The third part of the book addresses green network management solutions and consists of four chapters. The first chapter addresses BS on–off switching methods for energy saving. Two mechanisms are presented to serve the mobile users while switching off the BSs. One mechanism relies on a dense deployment of small-cells while the other mechanism relies on a cooperative networking technique. Furthermore, existing solutions mainly shift the energy consumption burden from the network operators to mobile users, which is not practical as it will drain the mobile user terminals at faster rates, and consequently, we present a novel dynamic planning approach with a balanced energy saving strategy for network operators and mobile users. The second chapter presents a novel deployment model for small-cells and cell-on-edge deployment to enhance energy efficiency of the networks. The third chapter presents a novel deployment of D2D communications and their successful integration into heterogeneous networks.
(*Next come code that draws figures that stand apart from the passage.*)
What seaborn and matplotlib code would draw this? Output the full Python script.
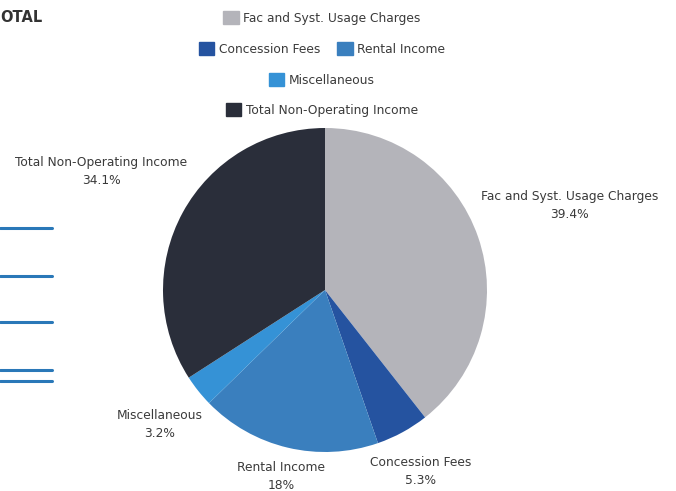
import matplotlib
matplotlib.use("Agg")
import matplotlib.pyplot as plt
import matplotlib.patches as mpatches
import seaborn as sns

# data
categories = ["Fac and Syst. Usage Charges", "Concession Fees", "Rental Income",
              "Miscellaneous", "Total Non-Operating Income"]
shares = [39.4, 5.3, 18.0, 3.2, 34.1]
pct_labels = ["39.4%", "5.3%", "18%", "3.2%", "34.1%"]
colors = ["#b4b4ba", "#2553a0", "#3a7fbe", "#3592d6", "#2a2e3a"]

sns.set_theme(style="white")
plt.rcParams["font.family"] = ["DejaVu Sans"]

fig = plt.figure(figsize=(6.76, 4.91), dpi=100)
fig.patch.set_facecolor("white")

# pie centred at (325, 290) px, radius 162 px
W, H = 676, 491
ax = fig.add_axes([(325 - 162) / W, (H - 452) / H, 324 / W, 324 / H])
wedges, _ = ax.pie(shares, colors=colors, startangle=90, counterclock=False,
                   wedgeprops=dict(linewidth=0))
ax.set_xlim(-1, 1)
ax.set_ylim(-1, 1)
ax.set_aspect("equal")
ax.axis("off")

# outside labels (name + percent)
label_pos = {
    "Fac and Syst. Usage Charges": (1.51, 0.52),
    "Concession Fees": (0.59, -1.12),
    "Rental Income": (-0.27, -1.15),
    "Miscellaneous": (-1.02, -0.83),
    "Total Non-Operating Income": (-1.38, 0.73),
}
for name, pct in zip(categories, pct_labels):
    x, y = label_pos[name]
    ax.text(x, y, name + "\n" + pct, ha="center", va="center", fontsize=8.8,
            color="#3a3a3a", linespacing=1.5, clip_on=False)

# legend rows, flow layout centred over the pie
handles = {c: mpatches.Patch(color=col) for c, col in zip(categories, colors)}
rows = [["Fac and Syst. Usage Charges"],
        ["Concession Fees", "Rental Income"],
        ["Miscellaneous"],
        ["Total Non-Operating Income"]]
row_y = [18, 49, 80, 110]
for row, yy in zip(rows, row_y):
    leg = fig.legend([handles[r] for r in row], row, loc="center",
                     bbox_to_anchor=(322 / W, 1 - yy / H), ncol=len(row),
                     frameon=False, fontsize=8.8, handlelength=1.25, handleheight=1.25,
                     handletextpad=0.4, columnspacing=1.4, labelcolor="#3a3a3a")

# page fragments around the chart
fig.text(0, 1 - 18 / H, "OTAL", fontsize=10.5, fontweight="bold", color="#333333",
         va="center", ha="left")
for yy in [228, 276, 322, 370, 381]:
    fig.add_artist(plt.Line2D([0, 52 / W], [1 - yy / H, 1 - yy / H],
                              color="#2a78b8", linewidth=2.2))

fig.savefig("out.png", dpi=100)
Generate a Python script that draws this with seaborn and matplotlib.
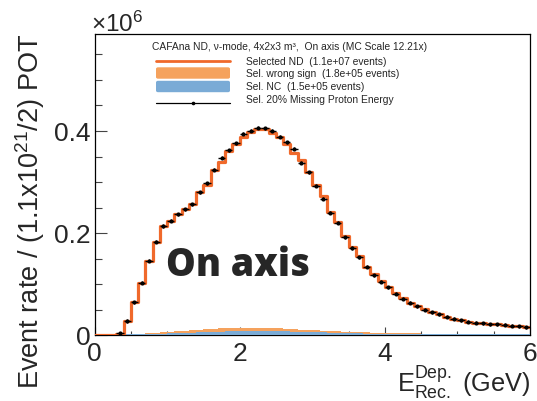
import numpy as np
import pandas as pd
import matplotlib
matplotlib.use("Agg")
import matplotlib.pyplot as plt
import seaborn as sns
from matplotlib.lines import Line2D
from matplotlib.patches import FancyBboxPatch
from matplotlib.ticker import FixedLocator, MultipleLocator, FuncFormatter

# ---------------- data (event rate per 0.1 GeV bin, in units of 10^6) ----------------
bin_width = 0.1
n_bins = 60
selected_nd = [
    0.0, 0.0, 0.0, 0.003, 0.028, 0.065, 0.103, 0.146, 0.183, 0.214,
    0.224, 0.237, 0.247, 0.257, 0.280, 0.295, 0.324, 0.340, 0.361, 0.374,
    0.388, 0.399, 0.404, 0.404, 0.396, 0.388, 0.374, 0.356, 0.344, 0.320,
    0.294, 0.273, 0.241, 0.221, 0.195, 0.172, 0.155, 0.133, 0.120, 0.106,
    0.095, 0.082, 0.073, 0.064, 0.057, 0.051, 0.045, 0.041, 0.0365, 0.032,
    0.029, 0.027, 0.025, 0.0235, 0.022, 0.0225, 0.021, 0.019, 0.0175, 0.016,
]
missing_proton = [
    0.0, 0.0, 0.0, 0.004, 0.028, 0.065, 0.103, 0.146, 0.183, 0.214,
    0.224, 0.237, 0.247, 0.257, 0.280, 0.298, 0.324, 0.348, 0.362, 0.376,
    0.395, 0.401, 0.406, 0.405, 0.401, 0.389, 0.378, 0.365, 0.338, 0.319,
    0.293, 0.267, 0.240, 0.220, 0.192, 0.171, 0.153, 0.1345, 0.118, 0.105,
    0.094, 0.081, 0.072, 0.064, 0.057, 0.050, 0.045, 0.041, 0.036, 0.032,
    0.029, 0.027, 0.025, 0.0235, 0.022, 0.022, 0.021, 0.019, 0.0175, 0.016,
]
wrong_sign = [
    0.0, 0.0, 0.0, 0.0, 0.001, 0.002, 0.003, 0.004, 0.005, 0.006,
    0.007, 0.008, 0.009, 0.010, 0.011, 0.012, 0.013, 0.014, 0.015, 0.015,
    0.015, 0.015, 0.015, 0.015, 0.014, 0.014, 0.013, 0.012, 0.011, 0.011,
    0.010, 0.009, 0.008, 0.008, 0.007, 0.007, 0.006, 0.006, 0.005, 0.005,
    0.004, 0.004, 0.004, 0.004, 0.004, 0.0035, 0.0035, 0.0035, 0.0035, 0.0035,
    0.003, 0.003, 0.003, 0.003, 0.003, 0.003, 0.003, 0.003, 0.003, 0.003,
]
nc = [
    0.003, 0.003, 0.003, 0.003, 0.003, 0.003, 0.003, 0.003, 0.0035, 0.0035,
    0.004, 0.004, 0.0045, 0.005, 0.0055, 0.006, 0.0065, 0.007, 0.008, 0.0085,
    0.009, 0.009, 0.009, 0.009, 0.0085, 0.008, 0.0075, 0.007, 0.0065, 0.006,
    0.006, 0.0055, 0.005, 0.0045, 0.0045, 0.004, 0.004, 0.0035, 0.0035, 0.003,
    0.003, 0.003, 0.003, 0.003, 0.003, 0.003, 0.003, 0.003, 0.003, 0.003,
    0.003, 0.003, 0.003, 0.003, 0.003, 0.003, 0.003, 0.003, 0.003, 0.003,
]
y_stat_err = 0.003

legend_title = "CAFAna ND, ν-mode, 4x2x3 m³,  On axis (MC Scale 12.21x)"
legend_labels = [
    "Selected ND  (1.1e+07 events)",
    "Sel. wrong sign  (1.8e+05 events)",
    "Sel. NC  (1.5e+05 events)",
    "Sel. 20% Missing Proton Energy",
]
x_ticks = [0, 2, 4, 6]
y_ticks = [0, 0.2, 0.4]

edges = [round(i * bin_width, 3) for i in range(n_bins + 1)]
centers = [e + bin_width / 2 for e in edges[:-1]]
df = pd.DataFrame({"E": centers, "sel": selected_nd, "mp": missing_proton,
                   "ws": wrong_sign, "nc": nc})

# ---------------- style ----------------
sns.set_style("ticks")
FONT = ["Liberation Sans", "DejaVu Sans"]
plt.rcParams["font.family"] = FONT
plt.rcParams["mathtext.fontset"] = "custom"
plt.rcParams["mathtext.rm"] = "Liberation Sans"
plt.rcParams["mathtext.it"] = "Liberation Sans:italic"
plt.rcParams["mathtext.bf"] = "Liberation Sans:bold"
plt.rcParams["mathtext.sf"] = "Liberation Sans"

C_SEL = "#f0692b"
C_WS = "#f5a25d"
C_NC = "#7aabd6"

W, H = 537, 401
fig = plt.figure(figsize=(W / 100, H / 100), dpi=100)
L, R, T, B = 94.5, 530, 34, 335.3
ax = fig.add_axes([L / W, 1 - B / H, (R - L) / W, (B - T) / H])

def fx(px):
    return px / W

def fy(py):
    return 1 - py / H

# ---------------- marks ----------------
sns.histplot(data=df, x="E", weights="ws", bins=edges, element="step", fill=True,
             color=C_WS, alpha=1, linewidth=0, ax=ax, zorder=3)
sns.histplot(data=df, x="E", weights="nc", bins=edges, element="step", fill=True,
             color=C_NC, alpha=1, linewidth=0, ax=ax, zorder=3.1)
sns.histplot(data=df, x="E", weights="sel", bins=edges, element="step", fill=False,
             color=C_SEL, linewidth=2.3, ax=ax, zorder=4)
mask = df["mp"] > 0
ax.errorbar(df.loc[mask, "E"], df.loc[mask, "mp"], xerr=bin_width / 2, yerr=y_stat_err,
            fmt="o", ms=2.0, color="black", lw=1.0, capsize=0, zorder=5)

# ---------------- axes ----------------
ax.set_xlim(0, 6)
ax.set_ylim(0, 0.59)
ax.set_xlabel("")
ax.set_ylabel("")
for s in ax.spines.values():
    s.set_visible(True)
    s.set_linewidth(0.9)
    s.set_color("black")
ax.xaxis.set_major_locator(FixedLocator(x_ticks))
ax.xaxis.set_minor_locator(MultipleLocator(0.5))
ax.yaxis.set_major_locator(FixedLocator(y_ticks))
ax.yaxis.set_minor_locator(MultipleLocator(0.05))
ax.yaxis.set_major_formatter(FuncFormatter(lambda v, p: "0" if v == 0 else f"{v:g}"))
ax.tick_params(axis="both", which="both", direction="in", color="#444444", width=0.8)
ax.tick_params(axis="y", which="major", length=8.6, pad=3, labelsize=19)
ax.tick_params(axis="y", which="minor", length=5)
ax.tick_params(axis="x", which="major", length=5.5, pad=5, labelsize=19)
ax.tick_params(axis="x", which="minor", length=3)

ax.set_ylabel("Event rate / (1.1x10$^{21}$/2) POT", fontsize=19.5, loc="top")
ax.yaxis.set_label_coords(-0.108, 1.0)
ax.set_xlabel(r"$\mathrm{E}^{\mathrm{Dep.}}_{\mathrm{Rec.}}$ (GeV)", fontsize=18.3, loc="right")
ax.xaxis.set_label_coords(1.0, -0.095)

fig.text(fx(91), fy(32), "×10$^{6}$", fontsize=17.5, ha="left", va="baseline")

# ---------------- legend (drawn by hand, ROOT style) ----------------
fs_leg = 7.4
fig.text(fx(152), fy(47.3), legend_title, fontsize=fs_leg, ha="left", va="center")
text_y = [62, 74, 87, 100.3]
handle_y = [60.7, 73, 86.5, 102.5]
hx0, hx1 = 156, 230
tx = 245.5
fig.add_artist(Line2D([fx(hx0), fx(hx1)], [fy(handle_y[0])] * 2, color=C_SEL, lw=2.0,
                      transform=fig.transFigure))
for yc, col in [(handle_y[1], C_WS), (handle_y[2], C_NC)]:
    fig.add_artist(FancyBboxPatch((fx(hx0), fy(yc + 5.7)), fx(hx1 - hx0), (11.4 / H),
                                  boxstyle="round,pad=0,rounding_size=0.004",
                                  facecolor=col, edgecolor="none",
                                  transform=fig.transFigure))
fig.add_artist(Line2D([fx(hx0), fx((hx0 + hx1) / 2), fx(hx1)], [fy(handle_y[3])] * 3,
                      color="black", lw=0.9, marker="o", ms=1.6, markevery=[1],
                      transform=fig.transFigure))
for yc, lab in zip(text_y, legend_labels):
    fig.text(fx(tx), fy(yc), lab, fontsize=fs_leg, ha="left", va="center")

# ---------------- big label ----------------
fig.text(fx(166), fy(276.5), "On axis", fontsize=27, fontweight="heavy",
         family=["Open Sans", "DejaVu Sans"], ha="left", va="baseline")

fig.savefig("out.png", dpi=100)
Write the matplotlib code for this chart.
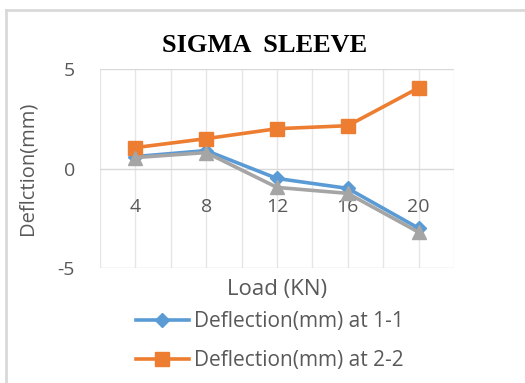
import numpy as np
import matplotlib.pyplot as plt
from matplotlib.lines import Line2D

# loads (KN) and deflections (mm)
loads = ["4", "8", "12", "16", "20"]
defl_1_1 = [0.6, 0.9, -0.5, -1.0, -3.0]
defl_2_2 = [1.05, 1.5, 2.0, 2.15, 4.05]
defl_3_3 = [0.55, 0.8, -0.95, -1.25, -3.2]

blue = "#5B9BD5"
orange = "#ED7D31"
gray = "#A5A5A5"
txt = "#595959"

plt.rcParams['font.family'] = ['Open Sans', 'DejaVu Sans']
plt.rcParams['axes.unicode_minus'] = False

fig = plt.figure(figsize=(5.25, 3.83), dpi=100)
ax = fig.add_axes([100/525, 1-268/383, 354/525, 199/383])

x = np.arange(len(loads))
ax.plot(x, defl_1_1, color=blue, lw=2.6, marker="D", ms=7, zorder=3)
ax.plot(x, defl_2_2, color=orange, lw=2.6, marker="s", ms=10.5, zorder=3)
ax.plot(x, defl_3_3, color=gray, lw=2.6, marker="^", ms=10.5, zorder=4)

ax.set_xlim(-0.5, len(loads) - 0.5)
ax.set_ylim(-5, 5)
ax.set_yticks([-5, 0, 5])
ax.set_xticks(x)
ax.set_xticklabels(loads)

# vertical grid at category centres and boundaries
for g in np.arange(-0.5, len(loads), 0.5):
    ax.axvline(g, color="#E6E6E6", lw=1, zorder=1)
for g in [-5, 0, 5]:
    ax.axhline(g, color="#D9D9D9", lw=1, zorder=1)

for s in ax.spines.values():
    s.set_visible(False)
ax.spines['bottom'].set_position(('data', 0))
ax.tick_params(axis='x', length=0, pad=21, labelsize=14, labelcolor=txt)
ax.tick_params(axis='y', length=0, pad=18, labelsize=14, labelcolor=txt)

fig.text(27/525, 1-168/383, "Deflction(mm)", rotation=90, ha="center", va="center",
         fontsize=14.5, color=txt)
fig.text(277/525, 1-290/383, "Load (KN)", ha="center", va="center", fontsize=16, color=txt)
fig.text(265/525, 1-46/383, "SIGMA  SLEEVE", ha="center", va="center", fontsize=19,
         fontweight="bold", family="Liberation Serif", color="black")

handles = [Line2D([], [], color=blue, lw=2.6, marker="D", ms=7),
           Line2D([], [], color=orange, lw=2.6, marker="s", ms=10)]
fig.legend(handles, ["Deflection(mm) at 1-1", "Deflection(mm) at 2-2"],
           loc="center", bbox_to_anchor=(270/525, 1-341/383), frameon=False,
           fontsize=15, labelcolor=txt, handlelength=2.5, handletextpad=0.25,
           labelspacing=0.85, borderpad=0)

# outer chart border (only left and top visible in the crop)
fig.add_artist(Line2D([6/525, 6/525], [0, 1-10/383], color="#D9D9D9", lw=2,
                      transform=fig.transFigure))
fig.add_artist(Line2D([6/525, 1], [1-10/383, 1-10/383], color="#D9D9D9", lw=2,
                      transform=fig.transFigure))

fig.savefig("out.png", dpi=100)
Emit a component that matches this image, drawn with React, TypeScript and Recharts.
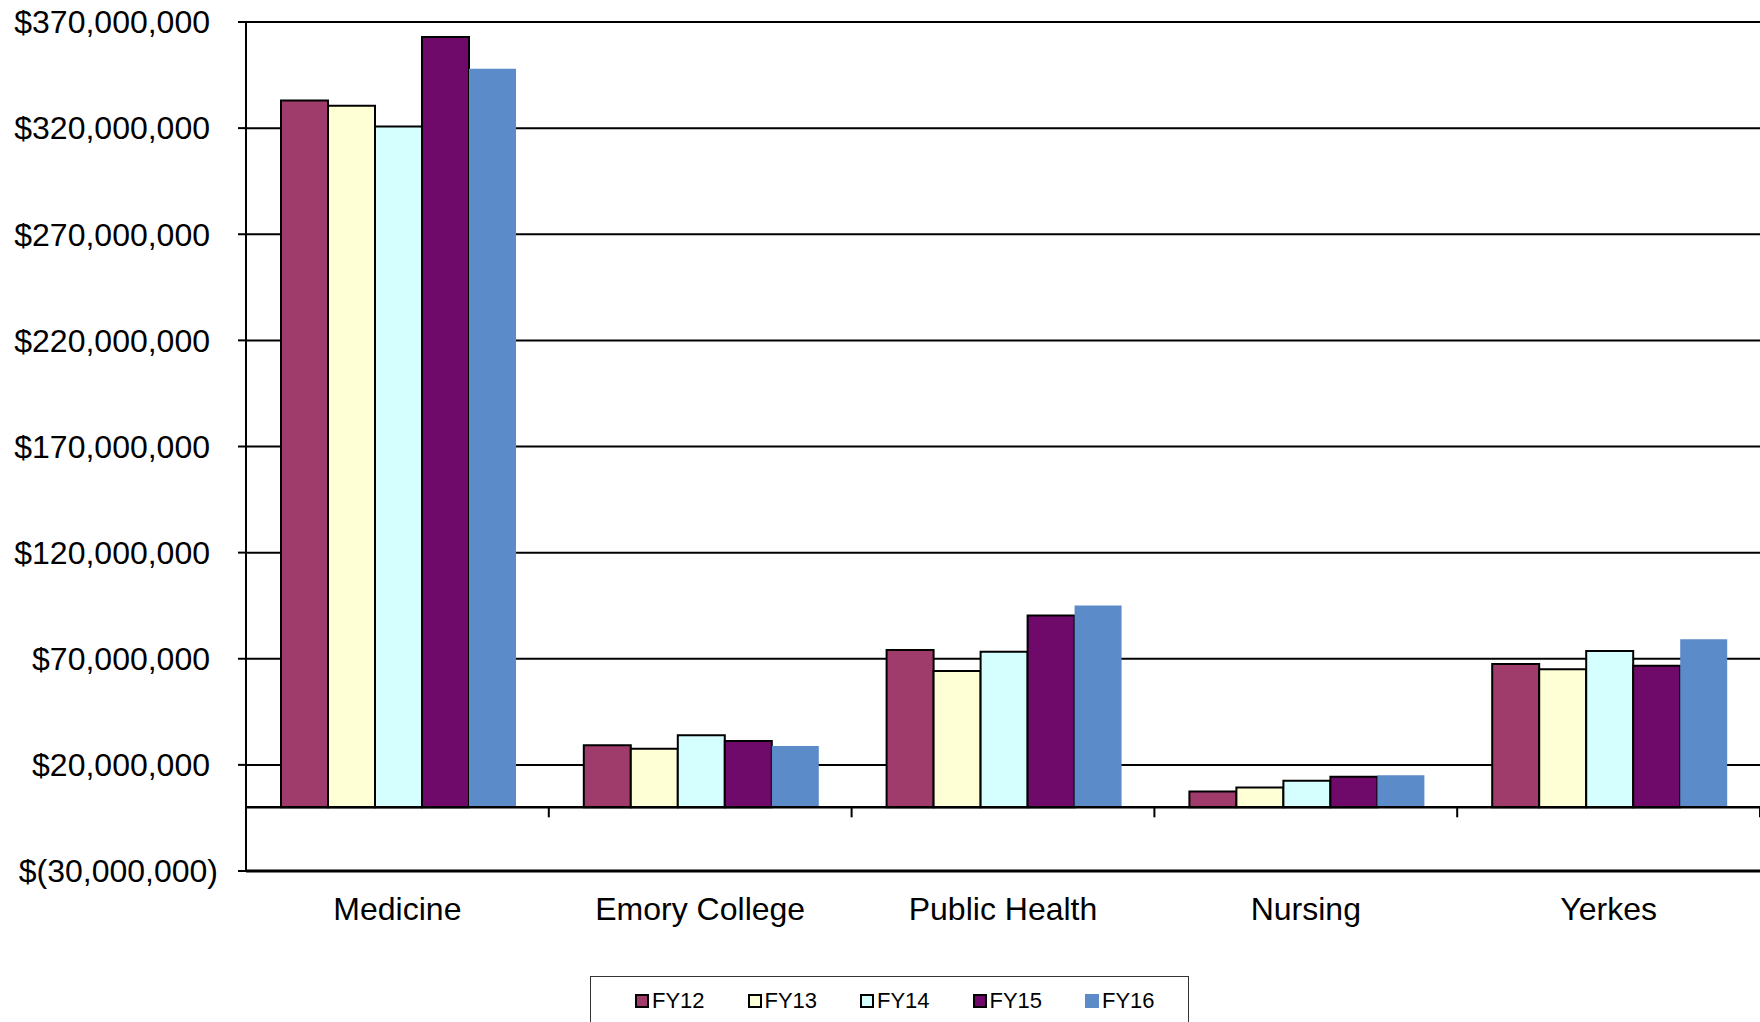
import React from 'react';
import { BarChart, Bar, XAxis, YAxis, CartesianGrid, ReferenceLine } from 'recharts';

const categories = ['Medicine', 'Emory College', 'Public Health', 'Nursing', 'Yerkes'];
const seriesNames = ['FY12', 'FY13', 'FY14', 'FY15', 'FY16'];
const fy12 = [333000000, 29200000, 74100000, 7400000, 67500000];
const fy13 = [330500000, 27600000, 64200000, 9300000, 65000000];
const fy14 = [320800000, 33900000, 73300000, 12500000, 73700000];
const fy15 = [362900000, 31200000, 90400000, 14400000, 66700000];
const fy16 = [348000000, 28900000, 95100000, 15100000, 79200000];
const yTicks = [-30000000, 20000000, 70000000, 120000000, 170000000, 220000000, 270000000, 320000000, 370000000];
const seriesColors = ['#A03C6C', '#FFFFD5', '#D5FFFF', '#6F0A6B', '#5B8BC9'];
const seriesStrokes = ['#000', '#000', '#000', '#000', 'none'];

const seriesValues = [fy12, fy13, fy14, fy15, fy16];
const data = categories.map((c, i) => {
  const row: Record<string, any> = { category: c };
  seriesNames.forEach((s, j) => {
    row[s] = seriesValues[j][i];
  });
  return row;
});

const FONT = '"Liberation Sans", Arial, sans-serif';

const fmt = (v: number) => {
  const s = Math.abs(v).toLocaleString('en-US');
  return v < 0 ? `$(${s})` : `$${s}`;
};

const YTick = (props: any) => {
  const { x, y, payload } = props;
  const v = payload.value as number;
  return (
    <text
      x={v < 0 ? x + 8 : x}
      y={y}
      dy="0.355em"
      textAnchor="end"
      fill="#000"
      fontSize={32}
      fontFamily={FONT}
    >
      {fmt(v)}
    </text>
  );
};

const ZeroLine = (props: any) => {
  const { x1, y1, x2, y2 } = props;
  const n = categories.length;
  const ticks = [];
  for (let i = 1; i <= n; i++) {
    const x = x1 + (i * (x2 - x1)) / n;
    ticks.push(<line key={i} x1={x} y1={y1} x2={x} y2={y1 + 10} stroke="#000" strokeWidth={2} />);
  }
  return (
    <g>
      <line x1={x1} y1={y1} x2={x2} y2={y2} stroke="#000" strokeWidth={2.5} />
      {ticks}
    </g>
  );
};

export default function App() {
  return (
    <div style={{ position: 'absolute', left: 0, top: 0, width: 1760, height: 1022, overflow: 'hidden', background: '#fff', fontFamily: FONT }}>
      <BarChart
        width={1760}
        height={1022}
        data={data}
        margin={{ top: 22, right: 0, left: 0, bottom: 0 }}
        barCategoryGap={35}
        barGap={0}
      >
        <CartesianGrid vertical={false} stroke="#000" strokeWidth={2} />
        <XAxis
          dataKey="category"
          height={151}
          axisLine={{ stroke: '#000', strokeWidth: 3 }}
          tickLine={false}
          tickSize={0}
          tickMargin={26}
          tick={{ fill: '#000', fontSize: 32, fontFamily: FONT }}
          interval={0}
        />
        <YAxis
          width={246}
          domain={[-30000000, 370000000]}
          ticks={yTicks}
          tickFormatter={fmt}
          axisLine={{ stroke: '#000', strokeWidth: 2 }}
          tickLine={{ stroke: '#000', strokeWidth: 2 }}
          tickSize={8}
          tickMargin={28}
          tick={<YTick />}
          interval={0}
          allowDataOverflow
        />
        <ReferenceLine y={0} shape={ZeroLine} />
        {seriesNames.map((s, j) => (
          <Bar
            key={s}
            dataKey={s}
            fill={seriesColors[j]}
            stroke={seriesStrokes[j]}
            strokeWidth={seriesStrokes[j] === 'none' ? 0 : 2}
            isAnimationActive={false}
          />
        ))}
      </BarChart>
      <div
        style={{
          position: 'absolute',
          left: 590,
          top: 976,
          width: 599,
          height: 60,
          border: '1px solid #333',
          boxSizing: 'border-box',
          background: '#fff',
        }}
      >
        <div style={{ position: 'absolute', left: 44, top: 12, display: 'flex', alignItems: 'center' }}>
          {seriesNames.map((s, j) => (
            <div key={s} style={{ width: 112.5, display: 'flex', alignItems: 'center' }}>
              <div
                style={{
                  width: 14,
                  height: 14,
                  boxSizing: 'border-box',
                  background: seriesColors[j],
                  border: seriesStrokes[j] === 'none' ? 'none' : '2px solid #000',
                  marginRight: 3,
                }}
              />
              <span style={{ fontSize: 22, lineHeight: '24px', color: '#000', fontFamily: FONT }}>{s}</span>
            </div>
          ))}
        </div>
      </div>
    </div>
  );
}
This chapter presents also an end-to-end analysis of power consumption in the whole network and stresses out the significance of device-centric communications for ‘greener networks’. The last chapter in this part of the book presents an emerging device centric green approach for content exchange/download between the devices by exploiting the multihoming and packet split over multiple interfaces in D2D links.

Muhammad Ismail, Muhammad Zeeshan Shakir,

Khalid A. Qaraqe, and Erchin Serpedin

Doha, Qatar

June 2016.